Take PE curves seriously — they’re a favourite in JEE Advanced and connect directly to Simple Harmonic Motion. Practice sketching $F$ vs $x$ from $U$ vs $x$ graphs by hand. Recognise that where $U$ is minimum, $F = 0$ and motion is SHM-like.

For collisions, don’t memorise the formulas — derive them once from momentum conservation + coefficient of restitution. That way you’ll never mix up which mass goes in the numerator.

PYQ targeting: After concept clarity, solve the last 5 years of JEE Main from this chapter (that’s ~15 questions). You’ll notice the same 4–5 problem patterns recycled. Pattern recognition here directly translates to marks.

The power question trap: Problems with engines at constant power often ask for “time to reach maximum velocity” or “velocity at time $t$ .” These require differential equation setup: $P = mav = m\frac{dv}{dt}v$ . Separate variables and integrate. Practice this specific setup at least three times.

Common Traps

Trap 1 — Wrong angle in $W = Fd\cos\theta$

The angle is between $\vec{F}$ and $\vec{d}$ (displacement), not between the force and the horizontal. On an inclined plane with a horizontal force, the angle is the incline angle. Sketch the vectors every time.
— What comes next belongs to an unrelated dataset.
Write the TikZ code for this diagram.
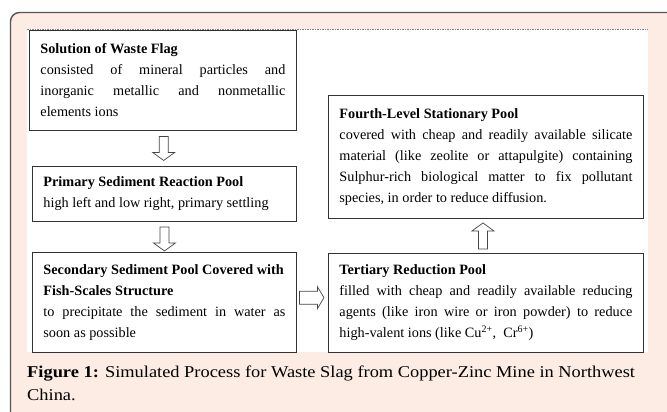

Trap 2 — Using energy conservation when friction is present

$\frac{1}{2}mv_i^2 + mgh_i = \frac{1}{2}mv_f^2 + mgh_f$ is only valid without friction. With friction, the correct relation is $\Delta KE = W_{gravity} + W_{friction} + W_{applied}$ . Missing this costs 4 marks every time.

Trap 3 — Sign error in $F = -dU/dx$

Students often forget the negative sign. If $U$ increases with $x$ (positive slope), the force points in the $-x$ direction. Physically: force pushes the particle toward lower potential energy. Always draw the $U$ curve first, then reason about force direction before calculating.

Trap 4 — Perfectly inelastic collision: only momenta add, not velocities

When two objects stick together, use $m_1v_1 + m_2v_2 = (m_1 + m_2)v_f$ . The KE is NOT conserved — always calculate the KE lost separately if the question asks. $(KE_{lost} = KE_i - KE_f)$

Trap 5 — Power = $Fv$ assumes F and v are parallel

The full expression is $P = Fv\cos\theta$ . In problems where a vehicle moves horizontally but a force acts at an angle (like a towrope), you must include $\cos\theta$ . Forgetting this is a standard 2-mark trap in JEE Main.

Examiner’s favourite trick: Give you a PE function like $U = ax^2 - bx^4$ and ask for the stable equilibrium position AND the speed at that point when released from a given $x$ . This combines $F = -dU/dx$ with energy conservation in two steps. Practise this exact format from Cengage or DC Pandey before your exam.